Overall, the 57-page 2010 report (once again prepared for Fulbright by Greenwood Surveys) offers relatively good news for outside litigators. The respondents, 275 of whom are from U.S. companies and 128 from U.K. businesses, predict an increase in litigation volume over the coming year: In the U.S., 93 percent of those surveyed expect litigation volume to stay the same or tick upward; 97 percent of the U.K. respondents share that view.
In fact, the survey notes, litigation has actually been on a slow rise since a reported decline in new filings in 2006 and 2007. Last year, 87 percent of the survey’s U.S. respondents faced new litigation, up from 83 percent in 2009. Moreover, 53 percent of all respondents initiated a suit in the last year, up from 48 percent in the preceding survey.
“The results this year versus last show that volume is up,” said Stephen Dillard, the head of Fulbright’s global disputes practice. “It’s not a large uptick, but it’s up.”
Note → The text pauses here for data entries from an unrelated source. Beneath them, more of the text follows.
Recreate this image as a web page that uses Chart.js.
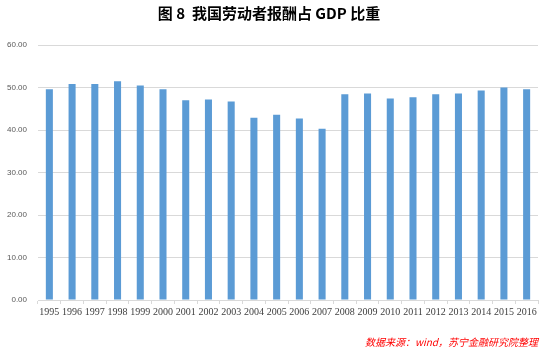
<!DOCTYPE html>
<html>
<head>
<meta charset="utf-8">
<script src="https://cdn.jsdelivr.net/npm/chart.js@4"></script>
<style>
  html, body { margin: 0; padding: 0; background: #fff; }
  #wrap { width: 544px; height: 351px; }
</style>
</head>
<body>
<div id="wrap"><canvas id="grafico" width="544" height="351"></canvas></div>
<script>
// ---------------- DADOS ----------------
const anos = ["1995", "1996", "1997", "1998", "1999", "2000", "2001", "2002", "2003", "2004", "2005",
    "2006", "2007", "2008", "2009", "2010", "2011", "2012", "2013", "2014", "2015", "2016"];
const proporcao = [49.6, 50.8, 50.8, 51.5, 50.5, 49.6, 47.0, 47.2, 46.7, 42.9, 43.6,
    42.7, 40.3, 48.4, 48.6, 47.4, 47.7, 48.4, 48.6, 49.3, 50.0, 49.6];
const titulo = "图 8  我国劳动者报酬占 GDP 比重";
const fonte = "数据来源：wind，苏宁金融研究院整理";

// ---------------- GRÁFICO ----------------
new Chart(document.getElementById("grafico"), {
    type: "bar",
    data: {
        labels: anos,
        datasets: [{
            data: proporcao,
            backgroundColor: "#5B9BD5",
            categoryPercentage: 1,
            barPercentage: 0.31
        }]
    },
    options: {
        responsive: false,
        animation: false,
        layout: { padding: { left: 0, right: 6, top: 0, bottom: 3 } },
        plugins: {
            legend: { display: false },
            tooltip: { enabled: false },
            title: {
                display: true,
                text: titulo,
                color: "#000",
                font: { family: "'Noto Sans CJK SC'", size: 15, weight: "bold" },
                padding: { top: 4, bottom: 23 }
            },
            subtitle: {
                display: true,
                text: fonte,
                position: "bottom",
                align: "end",
                color: "#ff0000",
                font: { family: "'Noto Sans CJK SC'", size: 10, style: "italic" },
                padding: { top: 16, bottom: 0 }
            }
        },
        scales: {
            x: {
                grid: { display: true, drawOnChartArea: false, color: "#d9d9d9", tickLength: 4 },
                border: { color: "#d9d9d9" },
                ticks: {
                    color: "#404040",
                    font: { family: "'Liberation Serif'", size: 10 },
                    maxRotation: 0,
                    autoSkip: false,
                    padding: 2
                }
            },
            y: {
                min: 0,
                max: 60,
                afterFit: s => { s.width = 38; },
                grid: { color: "#d9d9d9", drawTicks: false },
                border: { display: false },
                ticks: {
                    stepSize: 10,
                    color: "#595959",
                    font: { family: "'Liberation Sans'", size: 8 },
                    padding: 11,
                    callback: v => v.toFixed(2)
                }
            }
        }
    }
});
</script>
</body>
</html>
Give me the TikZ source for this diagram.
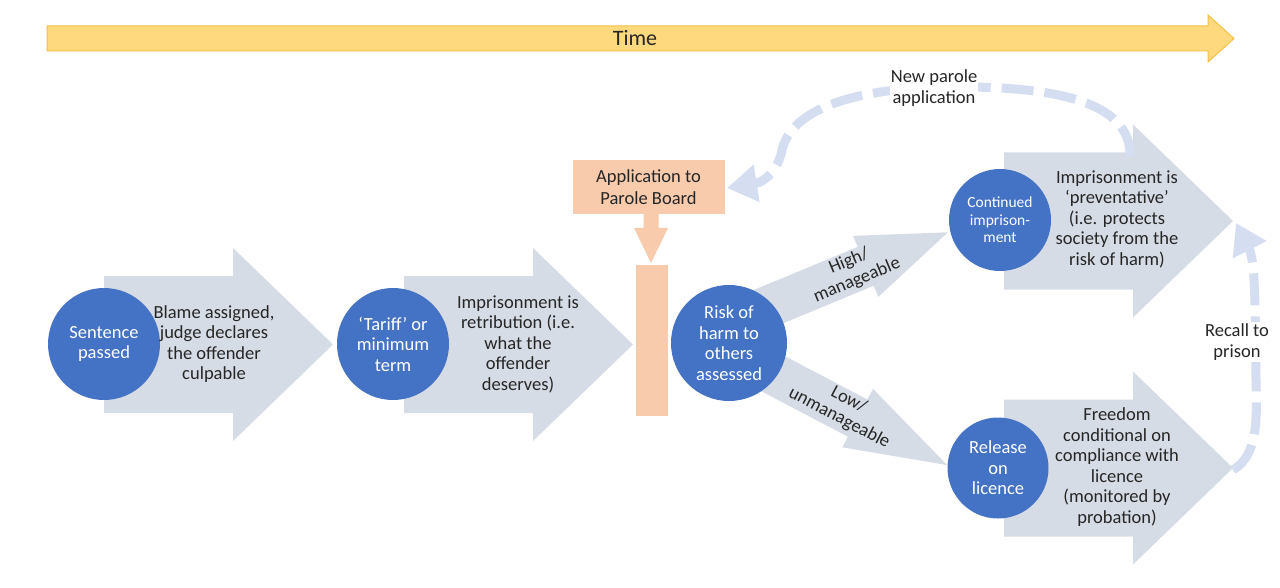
\documentclass[tikz,border=0pt]{standalone}
\usepackage{fontspec}
\setmainfont{Carlito}
\usetikzlibrary{arrows.meta}
\definecolor{cblue}{HTML}{4472C4}
\definecolor{cgray}{HTML}{D6DCE5}
\definecolor{corange}{HTML}{F8CBAD}
\definecolor{cdash}{HTML}{D4DEF0}
\definecolor{cyel}{HTML}{FFD97D}
\definecolor{cyeldark}{HTML}{F5C04A}
\definecolor{ctext}{HTML}{262626}
\newcommand{\garrow}[2]{\fill[grayarr] (#1,#2-68.5) -- ++(129,0) -- ++(0,-28) -- ++(100,96.5) -- ++(-100,96.5) -- ++(0,-28) -- ++(-129,0) -- cycle;}
\begin{document}
\begin{tikzpicture}[x=1pt,y=-1pt,
  circ/.style={circle,fill=cblue,text=white,align=center,inner sep=0pt,font=\fontsize{18.5}{20.5}\selectfont},
  bodytxt/.style={align=center,text=ctext,font=\fontsize{18.5}{20.5}\selectfont},
  grayarr/.style={fill=cgray},
  orangebox/.style={fill=corange,inner sep=0pt},
  dasharr/.style={draw=cdash,line width=9pt,dash pattern=on 32pt off 11pt,-{Triangle[length=30pt,width=36pt]}},
  lbl/.style={align=center,text=ctext,font=\fontsize{18.5}{21.5}\selectfont,fill=white,inner sep=1pt}]

\useasboundingbox (0,0) rectangle (1280,588);
\fill[white] (0,0) rectangle (1280,588);

% time arrow
\path[fill=cyel,draw=cyeldark,line width=1pt] (47,26) -- (1208,26) -- (1208,15) -- (1234,38.5) -- (1208,62) -- (1208,51) -- (47,51) -- cycle;
\node[text=ctext,font=\fontsize{22}{24}\selectfont] (time) at (635,38.5) {Time};

% big gray arrows
\garrow{104}{344.5}
\garrow{404}{344.5}
\garrow{1004}{221}
\garrow{1004}{468}

% diagonal arrows
\begin{scope}[shift={(741,318)},rotate=22.5]
  \fill[grayarr] (0,-21) -- (135,-21) -- (135,-33) -- (224,0) -- (135,33) -- (135,21) -- (0,21) -- cycle;
\end{scope}
\begin{scope}[shift={(747,360)},rotate=-27.7]
  \fill[grayarr] (0,-21) -- (125,-21) -- (125,-33) -- (226,0) -- (125,33) -- (125,21) -- (0,21) -- cycle;
\end{scope}

% orange parts
\node[orangebox,minimum width=152pt,minimum height=54pt,align=center,text=ctext,font=\fontsize{18.5}{21.5}\selectfont] (app) at (648.5,187) {Application to\\Parole Board};
\node[orangebox,minimum width=32pt,minimum height=151pt] (bar) at (652,340.5) {};
\fill[corange] (643.5,214) -- (658.5,214) -- (658.5,228) -- (668,228) -- (651,263) -- (634,228) -- (643.5,228) -- cycle;

% circles
\node[circ,minimum size=112pt] (c1) at (104,344) {Sentence\\passed};
\node[circ,minimum size=112pt] (c2) at (393,344) {‘Tariff’ or\\minimum\\term};
\node[circ,minimum size=116pt] (c3) at (729,343) {Risk of\\harm to\\others\\assessed};
\node[circ,minimum size=102pt,font=\fontsize{15.5}{17.5}\selectfont] (c4) at (1000,220) {Continued\\imprison-\\ment};
\node[circ,minimum size=101pt] (c5) at (998,468) {Release\\on\\licence};

% texts in arrows
\node[bodytxt] (t1) at (214,344) {Blame assigned,\\judge declares\\the offender\\culpable};
\node[bodytxt] (t2) at (518,344) {Imprisonment is\\retribution (i.e.\\what the\\offender\\deserves)};
\node[bodytxt] (t3) at (1117,219) {Imprisonment is\\‘preventative’\\(i.e. protects\\society from the\\risk of harm)};
\node[bodytxt] (t4) at (1117,467) {Freedom\\conditional on\\compliance with\\licence\\(monitored by\\probation)};

% diagonal labels
\node[bodytxt,rotate=22.5] (hi) at (853,271) {High/\\manageable};
\node[bodytxt,rotate=-27.7] (lo) at (844,409) {Low/\\unmanageable};

% dashed connectors
\coordinate (upstart) at (1130,157);
\coordinate (apptip) at (727,188);
\coordinate (relstart) at (1233,470);
\coordinate (contip) at (1236,223);
\draw[dasharr] (upstart) .. controls (1132,100) and (1050,86) .. (950,87) .. controls (840,88) and (790,115) .. (782,150) .. controls (778,170) and (765,182) .. (apptip);
\draw[dasharr] (relstart) .. controls (1258,455) and (1257,420) .. (1256,380) .. controls (1255,320) and (1256,262) .. (contip);

\node[lbl] (np) at (934,88) {New parole\\application};
\node[lbl] (rc) at (1237,342) {Recall to\\prison};
\end{tikzpicture}
\end{document}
Interestingly, for all of the talk of corporate belt-tightening in the economic downturn, the survey indicates that law departments continue to spend heavily on litigation. (The survey included 94 respondents from companies with gross revenue under $100 million; 101 from companies grossing between $100 and $999 million; and 174 respondents from businesses with gross revenue over $1 billion). Twenty-eight percent of all the corporate counsel in the survey said they plan to increase their litigation budgets this year. Only 16 percent reported a planned decrease. Thirty-one percent said they increased litigation spending over the last year; 21 percent said they cut spending.
“The budgets keep going up,” Dillard said. “We see that the matters that are actually filed are more sizable….One big case can cost a lot more than several smaller ones.”
The survey’s most valuable information for outside firms is probably in respondents’ predictions of where they expect to see more litigation. This year, Dillard told us, the smart money should be on regulatory and Foreign Corrupt Practices Act defense, as well as other internal investigations. Although companies in all sectors continue to report that labor and employment and contract litigation comprise a large percentage of their dockets, they’re increasingly likely to turn to outside counsel for all sorts of investigations. (Of U.S. respondents, 43 percent said they’d retained outside counsel for a government investigation in the last year, and fully a third reported that they expect to face an increased number of regulatory proceedings next year.)
“Last year the prediction was that regulatory matters, internal investigations, and FCPA would increase. That’s what happened,” Dillard said. “Regulatory concerns are at the top of the list going forward. They seem to have replaced bankruptcy.” (Twenty-one percent of the respondents overall said they plan to increase spending on regulatory matters; only 13 said they plan to spend more on bankruptcy.)
We asked Dillard why Fulbright ponies up the money to conduct the survey every year. He said the information the firm gets from the corporate respondents (and kindly shares with the rest of us) is worth the investment. “We use it to project where our needs are going to be,” he said. “After last year’s survey we put a lot of resources into our internal investigations and FCPA practices. This year’s results tell us that effort was justified.”
Editor’s note: An earlier version of this story incorrectly reported the total number of respondents and the number of U.K. respondents. We also referred to the report as a 216-page document. The raw data underlying the report does, in fact, comprise 261 pages. But the publicly available report is 57 pages. We regret the errors and confusion.